Tuesday, December 6, 2011

The Sound of Mountain Water

All earth brims with his glory.
Yes and Yes and Yes.

A friend recently introduced me to the writings of Wallace Stegner, (1909-1993) an American writer, educator and conservationist. In one of his books on the western wilderness, The Sound of Mountain Water, Stegner recounts his earliest experience of a river at the age of eleven. His words resonate with the Biblical theme that “all the earth brims with God’s glory.”

Stegner writes:


“I discovered mountain rivers late, for I was a prairie child, and knew only flatland and dry land until we toured the Yellowstone country … and came to a marvelous torrent, Henry’s Fork of the Snake River.

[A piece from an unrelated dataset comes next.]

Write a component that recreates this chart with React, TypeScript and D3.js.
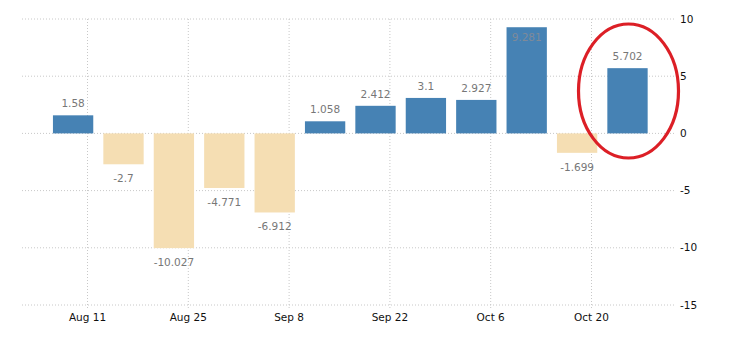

". . . It was pure delight to be where the land lifted in peaks and plunged in canyons, and to sniff air thin, spray-cooled, full of pine and spruce smells, and to be so close-seeming to the improbable indigo sky. I gave my heart to the mountains the minute I stood beside this river with its spray in my face and watched it thunder into foam, smooth to green glass over sunken rocks, shatter to foam again. I was fascinated by how it sped by and yet was always there; its roar shook both the earth and me.

"When the sun dropped over the rim the shadows chilled sharply; evening lingered until foam on water was ghostly and luminous in the near-dark. Alders caught in the current sawed like things alive, and the noise was louder. It was rare and comforting to waken late and hear the undiminished shouting of the water in the night. And at sunup it was still there, powerful and incessant, with the slant sun tangled in its rainbow spray, the grass blue with wetness, and the air heady as ether and scented with campfire smoke.

"By such a river it is impossible to believe that one will ever be tired or old. Every sense applauds it. Taste it, feel its chill on the teeth: it is purity absolute. Watch its racing current, its steady renewal of force: it is transient and eternal. And listen again to its sounds: get far enough away so that the noise of falling tons of water does not stun the ears, and hear how much is going on underneath -- a whole symphony of smaller sounds, hiss and splash and gurgle, the small talk of side channels, the whisper of blown and scattered spray gathering itself and beginning to flow again, secret and irresistible, among the wet rocks."